В начавшиеся мирные переговоры вмешиваются не только Англия и Германия, но и Италия, и Франц-Иосиф, «в третий раз переменивший свое мнение об этой войне». Царь дает распоряжение вел[икому] князю, как держать себя при входе в Константинополь (снабдить население провиантом и проч[ее]); но покуда вел. князь раскачивается, англичане уже в Константинополе. Царь отмечает, что турки встретили их «без восторга». Сам же он задержал свои войска перед воротами Константинополя «по совету Бисмарка». И тут же прибавляет: «никогда история не простит мне этого акта». И все-таки соглашается на настояния «честного маклера» собрать мирный конгресс в Берлине25. В дальнейшем, агония «победоносной» войны.

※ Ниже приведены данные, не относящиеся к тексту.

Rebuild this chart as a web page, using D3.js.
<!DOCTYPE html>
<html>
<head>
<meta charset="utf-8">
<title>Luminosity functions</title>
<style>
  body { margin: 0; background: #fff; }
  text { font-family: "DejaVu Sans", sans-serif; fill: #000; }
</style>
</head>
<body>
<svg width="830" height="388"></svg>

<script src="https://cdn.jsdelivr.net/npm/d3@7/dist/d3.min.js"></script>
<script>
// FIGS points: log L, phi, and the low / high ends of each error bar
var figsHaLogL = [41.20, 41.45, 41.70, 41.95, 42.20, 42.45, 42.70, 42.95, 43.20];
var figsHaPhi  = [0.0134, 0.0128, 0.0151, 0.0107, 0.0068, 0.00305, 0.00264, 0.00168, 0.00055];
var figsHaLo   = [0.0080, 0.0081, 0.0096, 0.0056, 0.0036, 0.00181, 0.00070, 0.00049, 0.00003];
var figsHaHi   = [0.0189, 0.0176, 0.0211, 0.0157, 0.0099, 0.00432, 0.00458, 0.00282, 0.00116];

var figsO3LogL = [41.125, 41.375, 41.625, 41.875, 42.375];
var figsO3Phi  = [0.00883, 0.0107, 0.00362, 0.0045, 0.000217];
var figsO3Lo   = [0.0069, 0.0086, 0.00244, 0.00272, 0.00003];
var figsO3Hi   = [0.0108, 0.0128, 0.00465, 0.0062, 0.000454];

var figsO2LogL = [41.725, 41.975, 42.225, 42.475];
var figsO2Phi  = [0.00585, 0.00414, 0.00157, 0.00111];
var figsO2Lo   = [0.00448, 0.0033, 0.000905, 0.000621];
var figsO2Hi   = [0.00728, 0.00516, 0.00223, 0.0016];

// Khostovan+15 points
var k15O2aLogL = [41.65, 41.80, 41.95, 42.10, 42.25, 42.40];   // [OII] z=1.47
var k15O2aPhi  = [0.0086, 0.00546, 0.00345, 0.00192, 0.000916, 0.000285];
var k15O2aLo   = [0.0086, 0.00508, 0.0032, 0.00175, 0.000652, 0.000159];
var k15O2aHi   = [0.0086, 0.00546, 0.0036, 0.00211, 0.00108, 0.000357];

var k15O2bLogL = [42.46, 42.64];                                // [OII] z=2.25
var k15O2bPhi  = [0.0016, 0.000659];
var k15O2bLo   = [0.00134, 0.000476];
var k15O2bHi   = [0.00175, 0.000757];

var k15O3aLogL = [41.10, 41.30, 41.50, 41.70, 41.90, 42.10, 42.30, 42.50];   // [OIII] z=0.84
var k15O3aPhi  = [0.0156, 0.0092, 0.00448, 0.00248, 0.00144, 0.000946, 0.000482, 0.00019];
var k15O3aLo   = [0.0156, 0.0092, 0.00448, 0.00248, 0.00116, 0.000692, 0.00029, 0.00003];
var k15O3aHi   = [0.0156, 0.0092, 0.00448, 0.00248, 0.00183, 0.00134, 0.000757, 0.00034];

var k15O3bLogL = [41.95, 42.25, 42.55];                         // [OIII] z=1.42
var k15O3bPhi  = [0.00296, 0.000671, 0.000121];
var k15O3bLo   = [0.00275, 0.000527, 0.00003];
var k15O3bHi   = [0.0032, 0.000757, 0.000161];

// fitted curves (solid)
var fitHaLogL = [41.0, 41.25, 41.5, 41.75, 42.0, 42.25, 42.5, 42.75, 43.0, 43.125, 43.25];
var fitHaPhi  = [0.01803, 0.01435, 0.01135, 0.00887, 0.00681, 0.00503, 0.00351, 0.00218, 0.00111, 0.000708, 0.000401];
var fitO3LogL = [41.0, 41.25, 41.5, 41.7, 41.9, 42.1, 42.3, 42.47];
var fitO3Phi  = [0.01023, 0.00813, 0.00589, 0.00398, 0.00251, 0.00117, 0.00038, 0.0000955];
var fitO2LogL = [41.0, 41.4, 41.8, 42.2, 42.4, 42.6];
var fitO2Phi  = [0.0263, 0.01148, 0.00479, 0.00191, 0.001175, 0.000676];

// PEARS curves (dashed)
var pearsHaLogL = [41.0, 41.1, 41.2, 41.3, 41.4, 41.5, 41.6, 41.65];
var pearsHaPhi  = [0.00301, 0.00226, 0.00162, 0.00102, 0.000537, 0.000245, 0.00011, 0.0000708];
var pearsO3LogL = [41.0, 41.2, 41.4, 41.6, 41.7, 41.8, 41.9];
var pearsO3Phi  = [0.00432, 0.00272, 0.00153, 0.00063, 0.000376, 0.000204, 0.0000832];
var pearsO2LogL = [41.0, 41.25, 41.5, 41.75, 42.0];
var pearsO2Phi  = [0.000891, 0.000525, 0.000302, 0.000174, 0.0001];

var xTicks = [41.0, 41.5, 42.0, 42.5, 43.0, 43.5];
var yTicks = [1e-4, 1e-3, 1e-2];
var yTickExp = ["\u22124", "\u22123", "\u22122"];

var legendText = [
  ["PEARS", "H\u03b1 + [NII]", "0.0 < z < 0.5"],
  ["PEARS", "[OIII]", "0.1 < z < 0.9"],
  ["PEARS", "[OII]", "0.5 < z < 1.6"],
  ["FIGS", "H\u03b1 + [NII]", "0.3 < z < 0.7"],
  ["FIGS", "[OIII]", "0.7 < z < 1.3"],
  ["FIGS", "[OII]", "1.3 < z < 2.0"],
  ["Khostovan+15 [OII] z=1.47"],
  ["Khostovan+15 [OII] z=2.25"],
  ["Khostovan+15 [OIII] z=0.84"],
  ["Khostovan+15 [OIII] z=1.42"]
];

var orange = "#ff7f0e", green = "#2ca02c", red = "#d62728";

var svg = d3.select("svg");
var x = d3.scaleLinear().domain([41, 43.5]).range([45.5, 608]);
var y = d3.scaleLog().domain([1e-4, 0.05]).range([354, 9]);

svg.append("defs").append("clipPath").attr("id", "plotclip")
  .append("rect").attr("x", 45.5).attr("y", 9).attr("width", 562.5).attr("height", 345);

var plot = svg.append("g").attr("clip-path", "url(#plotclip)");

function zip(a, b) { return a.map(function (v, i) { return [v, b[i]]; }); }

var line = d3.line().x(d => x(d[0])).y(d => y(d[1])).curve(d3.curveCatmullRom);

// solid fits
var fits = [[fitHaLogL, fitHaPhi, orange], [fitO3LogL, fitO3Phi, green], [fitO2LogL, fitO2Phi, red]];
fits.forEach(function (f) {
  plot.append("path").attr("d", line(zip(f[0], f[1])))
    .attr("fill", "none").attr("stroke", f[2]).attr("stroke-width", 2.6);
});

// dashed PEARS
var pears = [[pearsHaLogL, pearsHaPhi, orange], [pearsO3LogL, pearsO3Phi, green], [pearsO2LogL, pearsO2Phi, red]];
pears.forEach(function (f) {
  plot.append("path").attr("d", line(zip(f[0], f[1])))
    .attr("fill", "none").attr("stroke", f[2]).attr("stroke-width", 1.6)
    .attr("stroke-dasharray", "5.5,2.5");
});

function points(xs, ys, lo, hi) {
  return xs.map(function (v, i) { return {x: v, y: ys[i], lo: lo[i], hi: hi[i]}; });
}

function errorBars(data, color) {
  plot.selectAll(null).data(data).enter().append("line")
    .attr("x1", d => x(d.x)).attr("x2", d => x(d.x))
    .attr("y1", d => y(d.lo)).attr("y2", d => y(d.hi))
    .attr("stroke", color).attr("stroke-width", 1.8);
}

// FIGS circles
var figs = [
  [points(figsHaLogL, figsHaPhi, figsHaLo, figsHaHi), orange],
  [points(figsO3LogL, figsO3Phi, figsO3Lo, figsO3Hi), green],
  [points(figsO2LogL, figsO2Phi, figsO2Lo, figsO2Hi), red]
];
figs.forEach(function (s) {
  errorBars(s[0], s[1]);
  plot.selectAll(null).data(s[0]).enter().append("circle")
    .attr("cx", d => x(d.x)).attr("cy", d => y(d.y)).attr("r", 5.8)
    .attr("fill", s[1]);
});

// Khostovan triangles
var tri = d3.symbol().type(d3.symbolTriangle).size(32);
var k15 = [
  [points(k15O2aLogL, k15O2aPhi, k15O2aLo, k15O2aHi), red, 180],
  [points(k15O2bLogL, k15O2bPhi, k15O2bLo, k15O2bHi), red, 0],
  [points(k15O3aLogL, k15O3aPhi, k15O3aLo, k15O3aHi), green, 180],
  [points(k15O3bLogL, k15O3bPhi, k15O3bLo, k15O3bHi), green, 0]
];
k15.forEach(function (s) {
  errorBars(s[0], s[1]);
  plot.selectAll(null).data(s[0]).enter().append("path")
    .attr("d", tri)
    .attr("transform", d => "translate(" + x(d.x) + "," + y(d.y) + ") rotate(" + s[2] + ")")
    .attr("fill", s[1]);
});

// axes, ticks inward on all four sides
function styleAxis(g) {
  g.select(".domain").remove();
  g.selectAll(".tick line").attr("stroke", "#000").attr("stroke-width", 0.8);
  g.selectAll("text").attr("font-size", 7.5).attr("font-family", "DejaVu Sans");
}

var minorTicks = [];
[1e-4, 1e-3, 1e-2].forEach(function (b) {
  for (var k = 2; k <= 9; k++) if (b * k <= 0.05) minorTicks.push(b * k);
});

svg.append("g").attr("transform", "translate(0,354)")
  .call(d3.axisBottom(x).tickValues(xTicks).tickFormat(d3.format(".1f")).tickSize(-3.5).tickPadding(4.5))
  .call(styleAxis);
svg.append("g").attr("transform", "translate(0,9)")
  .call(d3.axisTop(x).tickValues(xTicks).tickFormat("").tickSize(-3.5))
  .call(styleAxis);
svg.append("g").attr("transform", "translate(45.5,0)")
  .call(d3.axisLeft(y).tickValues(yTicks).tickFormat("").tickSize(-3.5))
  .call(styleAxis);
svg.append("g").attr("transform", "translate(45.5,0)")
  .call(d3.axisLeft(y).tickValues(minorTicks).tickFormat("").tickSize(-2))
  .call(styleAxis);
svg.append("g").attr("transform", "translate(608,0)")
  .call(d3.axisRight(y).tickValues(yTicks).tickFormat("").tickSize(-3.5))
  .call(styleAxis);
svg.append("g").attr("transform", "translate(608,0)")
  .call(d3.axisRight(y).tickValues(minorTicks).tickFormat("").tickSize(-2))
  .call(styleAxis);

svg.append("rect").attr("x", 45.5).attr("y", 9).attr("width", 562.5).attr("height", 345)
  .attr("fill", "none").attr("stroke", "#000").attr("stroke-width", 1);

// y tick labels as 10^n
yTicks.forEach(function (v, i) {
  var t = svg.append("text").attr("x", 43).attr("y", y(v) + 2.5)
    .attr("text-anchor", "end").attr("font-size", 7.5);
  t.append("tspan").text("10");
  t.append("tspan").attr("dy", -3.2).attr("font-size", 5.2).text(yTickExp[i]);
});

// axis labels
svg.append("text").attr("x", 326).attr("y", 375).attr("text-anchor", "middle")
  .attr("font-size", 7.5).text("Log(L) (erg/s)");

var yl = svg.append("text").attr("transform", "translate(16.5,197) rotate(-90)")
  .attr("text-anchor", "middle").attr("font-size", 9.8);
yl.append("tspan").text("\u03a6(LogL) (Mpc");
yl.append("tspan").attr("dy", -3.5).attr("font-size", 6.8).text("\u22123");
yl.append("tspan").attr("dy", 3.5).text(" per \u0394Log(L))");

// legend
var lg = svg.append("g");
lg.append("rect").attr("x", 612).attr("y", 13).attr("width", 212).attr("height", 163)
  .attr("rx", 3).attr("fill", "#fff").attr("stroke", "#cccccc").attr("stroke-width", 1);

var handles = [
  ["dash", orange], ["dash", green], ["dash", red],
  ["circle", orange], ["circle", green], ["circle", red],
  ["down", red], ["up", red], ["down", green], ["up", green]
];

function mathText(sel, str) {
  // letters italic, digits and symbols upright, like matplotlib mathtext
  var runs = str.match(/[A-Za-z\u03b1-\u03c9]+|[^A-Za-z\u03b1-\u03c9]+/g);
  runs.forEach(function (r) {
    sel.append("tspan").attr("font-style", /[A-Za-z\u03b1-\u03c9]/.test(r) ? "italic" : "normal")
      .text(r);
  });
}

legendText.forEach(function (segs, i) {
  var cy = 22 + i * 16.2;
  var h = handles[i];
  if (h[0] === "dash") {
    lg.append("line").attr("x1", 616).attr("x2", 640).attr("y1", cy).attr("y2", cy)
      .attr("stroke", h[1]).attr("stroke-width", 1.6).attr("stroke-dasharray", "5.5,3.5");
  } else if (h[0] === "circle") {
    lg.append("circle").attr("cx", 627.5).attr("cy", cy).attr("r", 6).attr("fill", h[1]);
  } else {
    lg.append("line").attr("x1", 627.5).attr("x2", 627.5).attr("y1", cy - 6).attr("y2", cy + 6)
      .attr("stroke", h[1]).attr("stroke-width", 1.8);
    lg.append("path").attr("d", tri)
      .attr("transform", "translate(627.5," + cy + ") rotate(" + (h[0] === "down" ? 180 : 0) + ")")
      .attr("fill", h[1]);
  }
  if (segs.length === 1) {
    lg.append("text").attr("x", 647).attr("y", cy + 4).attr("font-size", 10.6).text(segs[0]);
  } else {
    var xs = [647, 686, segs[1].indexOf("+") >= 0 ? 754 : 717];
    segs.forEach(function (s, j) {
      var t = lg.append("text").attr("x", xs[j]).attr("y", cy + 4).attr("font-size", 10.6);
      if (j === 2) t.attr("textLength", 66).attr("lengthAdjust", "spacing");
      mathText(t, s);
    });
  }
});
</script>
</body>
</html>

После отхода войск из Адрианополя царь видит свои мечты о Царьграде разбитыми. И записывает: «Если бы я имел для советов русского Бисмарка, я бы приказал Николаю: войдем в Константинополь, а там разберемся».

Так кончилась эта война, начатая слезами царскими и побуждениями рыцарскими, а кончившаяся слезами русских вдов и сирот и побуждениями торгашескими.

Автор книги «Жизнь Дизраэли»26 дает такую картину Берлинского конгресса: «Специальные поезда тронулись к Берлину, подвозя распростертых на мягких подушках, расслабленных старцев Биконсфильда и Горчакова. А Бисмарк говорил себе: “Конгресс – это я”. Так же думали и старцы».

На этом конгрессе, где должны были обменяться свободными мнениями, государства явились с заранее составленными секретными решениями. В Лондоне было достигнуто соглашение Англии с Россией27. Турция о нем не знала, не знала, что она должна уступить Англии остров Кипр. Австрии были обещаны – Босния и Герцеговина. Франции – протекторат в Сирии. Английская публика, смаковавшая заранее схватку Биконсфильда с русским медведем, понятия не имела, что до этой схватки все было распределено и решено… И все закончилось двумя фразами: фразой Бисмарка – «Турция осталась европейской державой» и фразой Горчакова: «Сотни тысяч солдат и сотни миллионов рублей – ни к чему».

 

Поколебав наш престиж внешний, война эта расшатала престиж монархии внутри России.

59В том числе, в кратких фразах на французском языке. Судя по ним, публицист слабо владел языком.
60Далее одно слово не разобрано.
61Далее текст не читается: край листа рукописи оборван.
62В этом месте подлинник поврежден (оборван край листа рукописи). Слово читается предположительно.